Source code of charts:
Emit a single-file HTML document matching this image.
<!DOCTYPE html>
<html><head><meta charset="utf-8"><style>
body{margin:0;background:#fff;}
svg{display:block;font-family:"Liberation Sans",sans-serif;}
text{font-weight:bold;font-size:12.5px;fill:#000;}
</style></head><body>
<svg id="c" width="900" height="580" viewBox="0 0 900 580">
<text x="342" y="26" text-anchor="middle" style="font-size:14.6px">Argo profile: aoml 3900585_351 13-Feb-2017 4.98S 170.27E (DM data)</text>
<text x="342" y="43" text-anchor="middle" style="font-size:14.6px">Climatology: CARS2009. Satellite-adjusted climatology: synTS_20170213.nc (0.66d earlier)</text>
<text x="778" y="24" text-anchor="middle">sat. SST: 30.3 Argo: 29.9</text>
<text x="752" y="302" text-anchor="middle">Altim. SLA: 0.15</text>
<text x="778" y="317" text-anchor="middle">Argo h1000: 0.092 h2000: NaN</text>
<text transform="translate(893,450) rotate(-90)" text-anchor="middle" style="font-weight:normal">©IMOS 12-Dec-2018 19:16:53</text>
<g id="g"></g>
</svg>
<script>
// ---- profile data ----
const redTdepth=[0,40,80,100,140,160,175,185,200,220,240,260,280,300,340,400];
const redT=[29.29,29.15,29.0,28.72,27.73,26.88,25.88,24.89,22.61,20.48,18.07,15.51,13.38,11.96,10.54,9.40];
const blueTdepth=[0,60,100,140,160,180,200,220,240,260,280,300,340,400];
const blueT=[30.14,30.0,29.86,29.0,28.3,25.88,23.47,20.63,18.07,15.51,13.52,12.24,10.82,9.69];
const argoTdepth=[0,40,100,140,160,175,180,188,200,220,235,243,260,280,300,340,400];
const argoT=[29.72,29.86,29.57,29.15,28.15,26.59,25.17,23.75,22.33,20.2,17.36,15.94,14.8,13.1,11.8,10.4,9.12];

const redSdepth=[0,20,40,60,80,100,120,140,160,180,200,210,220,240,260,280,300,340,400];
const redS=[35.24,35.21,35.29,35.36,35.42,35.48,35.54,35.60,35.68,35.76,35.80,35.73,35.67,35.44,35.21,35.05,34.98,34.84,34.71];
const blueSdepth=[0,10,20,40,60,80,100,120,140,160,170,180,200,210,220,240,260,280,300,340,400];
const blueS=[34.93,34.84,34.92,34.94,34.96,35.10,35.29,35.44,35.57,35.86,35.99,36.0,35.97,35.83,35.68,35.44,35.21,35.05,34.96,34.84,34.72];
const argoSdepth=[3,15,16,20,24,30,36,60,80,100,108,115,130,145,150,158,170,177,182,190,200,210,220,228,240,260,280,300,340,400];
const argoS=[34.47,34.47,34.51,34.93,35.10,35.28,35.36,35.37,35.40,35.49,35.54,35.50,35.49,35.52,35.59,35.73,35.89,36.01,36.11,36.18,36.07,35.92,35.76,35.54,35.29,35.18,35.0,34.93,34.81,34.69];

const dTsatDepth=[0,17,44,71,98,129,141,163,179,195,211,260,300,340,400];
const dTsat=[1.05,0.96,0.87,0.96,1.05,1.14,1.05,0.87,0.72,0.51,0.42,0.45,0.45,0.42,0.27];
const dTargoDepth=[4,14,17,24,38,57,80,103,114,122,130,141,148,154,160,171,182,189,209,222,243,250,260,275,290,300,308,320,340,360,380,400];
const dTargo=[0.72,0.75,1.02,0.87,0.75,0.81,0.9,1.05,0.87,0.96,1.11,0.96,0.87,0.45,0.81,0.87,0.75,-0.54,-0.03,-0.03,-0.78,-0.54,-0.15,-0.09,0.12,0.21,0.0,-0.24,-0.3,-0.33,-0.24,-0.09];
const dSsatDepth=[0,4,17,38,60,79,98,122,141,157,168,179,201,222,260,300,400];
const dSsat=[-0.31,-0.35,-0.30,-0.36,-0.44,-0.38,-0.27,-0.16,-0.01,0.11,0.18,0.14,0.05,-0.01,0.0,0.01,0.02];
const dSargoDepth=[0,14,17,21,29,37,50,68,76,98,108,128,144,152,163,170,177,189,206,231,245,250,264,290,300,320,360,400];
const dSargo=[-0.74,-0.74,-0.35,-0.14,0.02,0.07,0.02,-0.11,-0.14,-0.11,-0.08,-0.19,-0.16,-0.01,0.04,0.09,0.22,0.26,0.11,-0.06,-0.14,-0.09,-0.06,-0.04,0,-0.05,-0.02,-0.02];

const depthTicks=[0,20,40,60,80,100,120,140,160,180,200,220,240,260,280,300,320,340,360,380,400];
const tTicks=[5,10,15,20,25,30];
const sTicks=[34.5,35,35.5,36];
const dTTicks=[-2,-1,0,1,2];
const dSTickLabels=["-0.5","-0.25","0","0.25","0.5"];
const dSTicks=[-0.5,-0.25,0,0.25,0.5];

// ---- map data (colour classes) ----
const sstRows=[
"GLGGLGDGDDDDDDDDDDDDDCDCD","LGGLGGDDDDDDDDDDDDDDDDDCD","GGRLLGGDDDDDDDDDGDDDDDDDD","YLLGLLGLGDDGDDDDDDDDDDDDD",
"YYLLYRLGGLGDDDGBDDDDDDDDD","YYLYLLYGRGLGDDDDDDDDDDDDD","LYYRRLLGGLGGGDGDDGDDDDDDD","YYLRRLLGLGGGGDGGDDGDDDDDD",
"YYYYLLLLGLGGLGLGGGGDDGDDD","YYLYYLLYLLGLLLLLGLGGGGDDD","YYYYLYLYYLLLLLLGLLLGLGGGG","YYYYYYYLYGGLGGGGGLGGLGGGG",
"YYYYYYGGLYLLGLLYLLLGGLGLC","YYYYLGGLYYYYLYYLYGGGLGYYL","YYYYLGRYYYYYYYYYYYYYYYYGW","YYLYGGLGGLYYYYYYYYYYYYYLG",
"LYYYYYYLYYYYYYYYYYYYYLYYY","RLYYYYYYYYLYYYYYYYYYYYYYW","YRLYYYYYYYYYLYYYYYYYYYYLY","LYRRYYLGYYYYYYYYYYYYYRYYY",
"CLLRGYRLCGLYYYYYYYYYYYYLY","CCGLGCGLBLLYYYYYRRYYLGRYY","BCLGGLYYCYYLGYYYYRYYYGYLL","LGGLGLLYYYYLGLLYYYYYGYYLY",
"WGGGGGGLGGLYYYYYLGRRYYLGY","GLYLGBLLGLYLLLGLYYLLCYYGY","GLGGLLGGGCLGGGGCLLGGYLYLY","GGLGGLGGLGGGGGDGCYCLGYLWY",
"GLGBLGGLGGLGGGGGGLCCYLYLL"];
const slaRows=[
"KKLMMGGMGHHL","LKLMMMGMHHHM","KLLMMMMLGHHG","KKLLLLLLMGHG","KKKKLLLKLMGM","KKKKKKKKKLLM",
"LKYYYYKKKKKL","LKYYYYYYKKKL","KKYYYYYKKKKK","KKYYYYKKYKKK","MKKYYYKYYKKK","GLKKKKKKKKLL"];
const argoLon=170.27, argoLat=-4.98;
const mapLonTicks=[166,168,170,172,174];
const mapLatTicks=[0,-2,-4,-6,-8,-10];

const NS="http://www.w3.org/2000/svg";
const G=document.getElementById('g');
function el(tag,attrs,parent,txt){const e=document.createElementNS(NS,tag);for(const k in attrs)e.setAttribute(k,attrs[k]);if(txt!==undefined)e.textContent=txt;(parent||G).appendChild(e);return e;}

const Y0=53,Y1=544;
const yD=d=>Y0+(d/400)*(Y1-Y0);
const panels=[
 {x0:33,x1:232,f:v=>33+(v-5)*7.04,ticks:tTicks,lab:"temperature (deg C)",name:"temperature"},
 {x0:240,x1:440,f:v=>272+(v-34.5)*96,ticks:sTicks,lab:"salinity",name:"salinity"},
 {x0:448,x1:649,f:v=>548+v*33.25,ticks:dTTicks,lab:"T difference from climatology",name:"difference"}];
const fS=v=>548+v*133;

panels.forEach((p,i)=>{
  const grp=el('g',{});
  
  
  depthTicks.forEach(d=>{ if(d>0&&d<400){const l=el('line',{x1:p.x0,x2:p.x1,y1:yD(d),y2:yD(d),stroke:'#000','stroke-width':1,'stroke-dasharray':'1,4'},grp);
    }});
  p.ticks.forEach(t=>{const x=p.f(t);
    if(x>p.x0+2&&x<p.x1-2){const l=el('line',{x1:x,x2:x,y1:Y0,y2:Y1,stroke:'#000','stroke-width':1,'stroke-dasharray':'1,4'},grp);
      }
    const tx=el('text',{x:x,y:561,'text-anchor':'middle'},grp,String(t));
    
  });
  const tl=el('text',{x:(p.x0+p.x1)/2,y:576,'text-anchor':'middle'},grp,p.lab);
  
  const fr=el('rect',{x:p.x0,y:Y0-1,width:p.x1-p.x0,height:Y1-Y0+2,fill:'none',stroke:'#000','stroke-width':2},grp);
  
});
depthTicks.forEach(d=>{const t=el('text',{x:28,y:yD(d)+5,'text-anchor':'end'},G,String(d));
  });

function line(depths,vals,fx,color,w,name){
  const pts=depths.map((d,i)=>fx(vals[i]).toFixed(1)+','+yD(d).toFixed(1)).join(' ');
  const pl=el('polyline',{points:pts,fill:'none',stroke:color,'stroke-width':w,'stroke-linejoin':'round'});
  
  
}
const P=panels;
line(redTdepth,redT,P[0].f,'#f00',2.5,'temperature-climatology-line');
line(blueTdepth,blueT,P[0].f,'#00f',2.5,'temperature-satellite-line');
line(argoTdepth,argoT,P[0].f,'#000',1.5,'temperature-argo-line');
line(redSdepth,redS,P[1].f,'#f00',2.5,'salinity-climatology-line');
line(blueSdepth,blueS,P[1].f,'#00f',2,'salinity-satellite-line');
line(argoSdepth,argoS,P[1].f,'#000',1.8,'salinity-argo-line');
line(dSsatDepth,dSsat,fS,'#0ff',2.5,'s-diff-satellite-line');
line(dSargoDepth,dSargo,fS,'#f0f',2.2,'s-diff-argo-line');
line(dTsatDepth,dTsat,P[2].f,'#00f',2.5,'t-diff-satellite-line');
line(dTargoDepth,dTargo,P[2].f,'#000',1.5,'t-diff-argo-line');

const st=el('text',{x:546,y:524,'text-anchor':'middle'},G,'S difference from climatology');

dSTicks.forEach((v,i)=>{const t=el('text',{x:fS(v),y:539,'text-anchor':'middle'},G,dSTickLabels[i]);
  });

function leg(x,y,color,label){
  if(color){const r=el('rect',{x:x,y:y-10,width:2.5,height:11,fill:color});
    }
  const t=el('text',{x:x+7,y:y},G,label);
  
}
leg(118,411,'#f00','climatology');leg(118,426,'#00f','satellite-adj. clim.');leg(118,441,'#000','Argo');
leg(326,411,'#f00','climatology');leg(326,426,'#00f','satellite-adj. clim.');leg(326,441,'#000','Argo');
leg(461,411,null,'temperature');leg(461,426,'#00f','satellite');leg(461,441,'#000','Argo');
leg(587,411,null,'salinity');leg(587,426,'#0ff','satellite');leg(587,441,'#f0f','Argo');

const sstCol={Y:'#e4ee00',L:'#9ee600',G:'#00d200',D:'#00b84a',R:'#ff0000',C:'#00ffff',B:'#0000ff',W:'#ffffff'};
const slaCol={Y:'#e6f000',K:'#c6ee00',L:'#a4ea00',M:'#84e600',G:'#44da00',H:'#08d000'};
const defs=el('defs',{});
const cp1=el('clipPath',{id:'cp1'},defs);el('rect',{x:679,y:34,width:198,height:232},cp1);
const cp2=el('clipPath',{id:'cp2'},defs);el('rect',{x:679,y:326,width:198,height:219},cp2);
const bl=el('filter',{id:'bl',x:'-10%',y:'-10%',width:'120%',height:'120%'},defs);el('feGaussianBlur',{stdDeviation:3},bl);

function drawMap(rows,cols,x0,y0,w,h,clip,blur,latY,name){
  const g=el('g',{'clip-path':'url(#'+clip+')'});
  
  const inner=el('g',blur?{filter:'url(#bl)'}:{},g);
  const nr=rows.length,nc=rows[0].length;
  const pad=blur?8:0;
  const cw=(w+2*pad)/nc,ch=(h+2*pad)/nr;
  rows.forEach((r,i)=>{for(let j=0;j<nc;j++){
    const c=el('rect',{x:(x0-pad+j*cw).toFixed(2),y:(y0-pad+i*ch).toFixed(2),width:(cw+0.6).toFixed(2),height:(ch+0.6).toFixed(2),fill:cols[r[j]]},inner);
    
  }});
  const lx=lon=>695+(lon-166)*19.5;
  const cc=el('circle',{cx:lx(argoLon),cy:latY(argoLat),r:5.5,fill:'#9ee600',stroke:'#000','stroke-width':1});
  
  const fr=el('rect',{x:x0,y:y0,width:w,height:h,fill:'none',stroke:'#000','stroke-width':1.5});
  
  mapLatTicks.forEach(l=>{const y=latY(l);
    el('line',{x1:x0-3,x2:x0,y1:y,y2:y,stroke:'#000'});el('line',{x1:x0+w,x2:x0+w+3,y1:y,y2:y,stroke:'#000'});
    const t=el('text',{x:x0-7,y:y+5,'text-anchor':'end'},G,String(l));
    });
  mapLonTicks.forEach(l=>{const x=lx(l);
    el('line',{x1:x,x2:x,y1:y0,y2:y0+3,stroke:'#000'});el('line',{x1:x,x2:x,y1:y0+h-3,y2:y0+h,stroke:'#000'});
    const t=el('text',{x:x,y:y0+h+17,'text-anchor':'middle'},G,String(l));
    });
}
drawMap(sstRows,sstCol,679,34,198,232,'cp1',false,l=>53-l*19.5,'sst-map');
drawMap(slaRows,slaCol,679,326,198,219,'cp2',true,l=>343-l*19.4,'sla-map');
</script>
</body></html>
* * *
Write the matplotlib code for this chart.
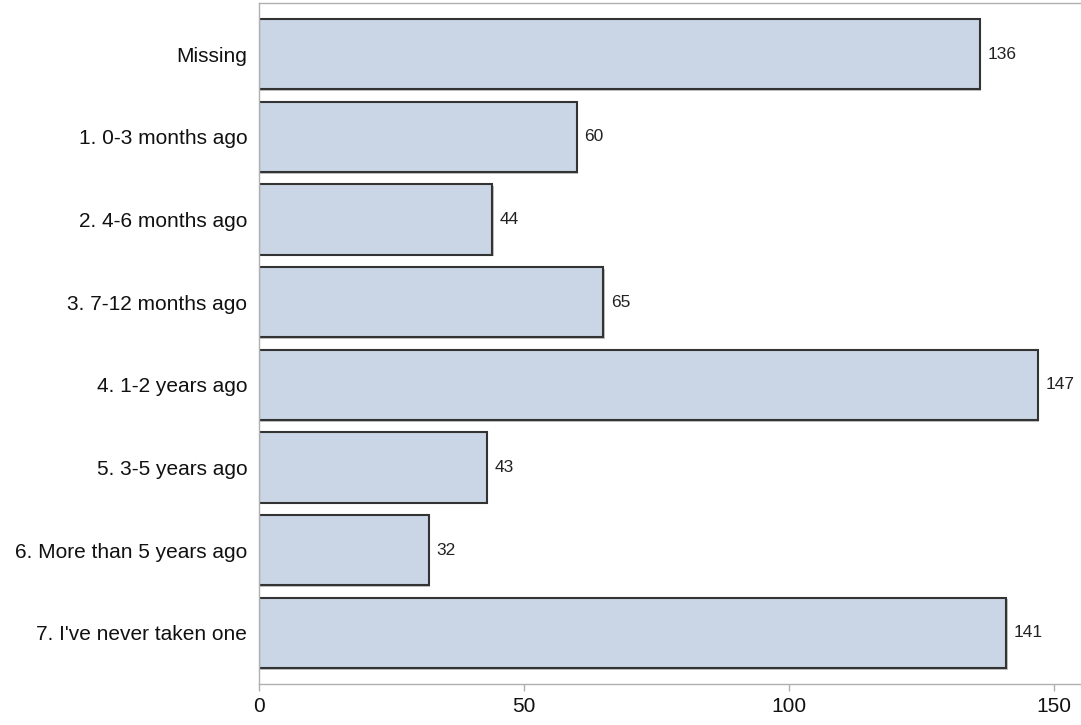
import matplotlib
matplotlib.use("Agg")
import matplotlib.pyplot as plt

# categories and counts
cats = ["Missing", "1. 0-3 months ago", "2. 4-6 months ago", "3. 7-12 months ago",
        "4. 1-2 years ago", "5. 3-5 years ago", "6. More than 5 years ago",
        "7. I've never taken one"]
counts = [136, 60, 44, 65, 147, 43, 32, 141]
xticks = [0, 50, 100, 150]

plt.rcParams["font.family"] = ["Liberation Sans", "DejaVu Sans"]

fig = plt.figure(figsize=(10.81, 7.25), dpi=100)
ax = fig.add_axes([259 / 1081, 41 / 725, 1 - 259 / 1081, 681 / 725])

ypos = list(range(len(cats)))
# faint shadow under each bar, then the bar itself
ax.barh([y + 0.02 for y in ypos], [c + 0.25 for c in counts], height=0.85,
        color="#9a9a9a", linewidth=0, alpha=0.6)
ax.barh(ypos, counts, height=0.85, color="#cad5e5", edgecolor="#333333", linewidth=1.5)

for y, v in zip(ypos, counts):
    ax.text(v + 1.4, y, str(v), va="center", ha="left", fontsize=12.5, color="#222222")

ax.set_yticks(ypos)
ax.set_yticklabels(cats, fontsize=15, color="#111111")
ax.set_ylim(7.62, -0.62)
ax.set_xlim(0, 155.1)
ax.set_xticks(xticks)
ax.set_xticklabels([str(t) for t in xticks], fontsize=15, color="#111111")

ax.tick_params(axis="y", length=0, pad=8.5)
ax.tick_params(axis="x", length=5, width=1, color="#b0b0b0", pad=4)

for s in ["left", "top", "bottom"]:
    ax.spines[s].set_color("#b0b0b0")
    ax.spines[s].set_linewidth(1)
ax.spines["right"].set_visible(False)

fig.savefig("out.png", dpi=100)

▶ _Work required_
Transcribe only the lines above that start at the line containing "Write the matplotlib code for this chart." and end at the line containing "import matplotlib.pyplot as plt". Omit pictures.

▶ _Exercise response_
Write the matplotlib code for this chart.
import matplotlib
matplotlib.use("Agg")
import matplotlib.pyplot as plt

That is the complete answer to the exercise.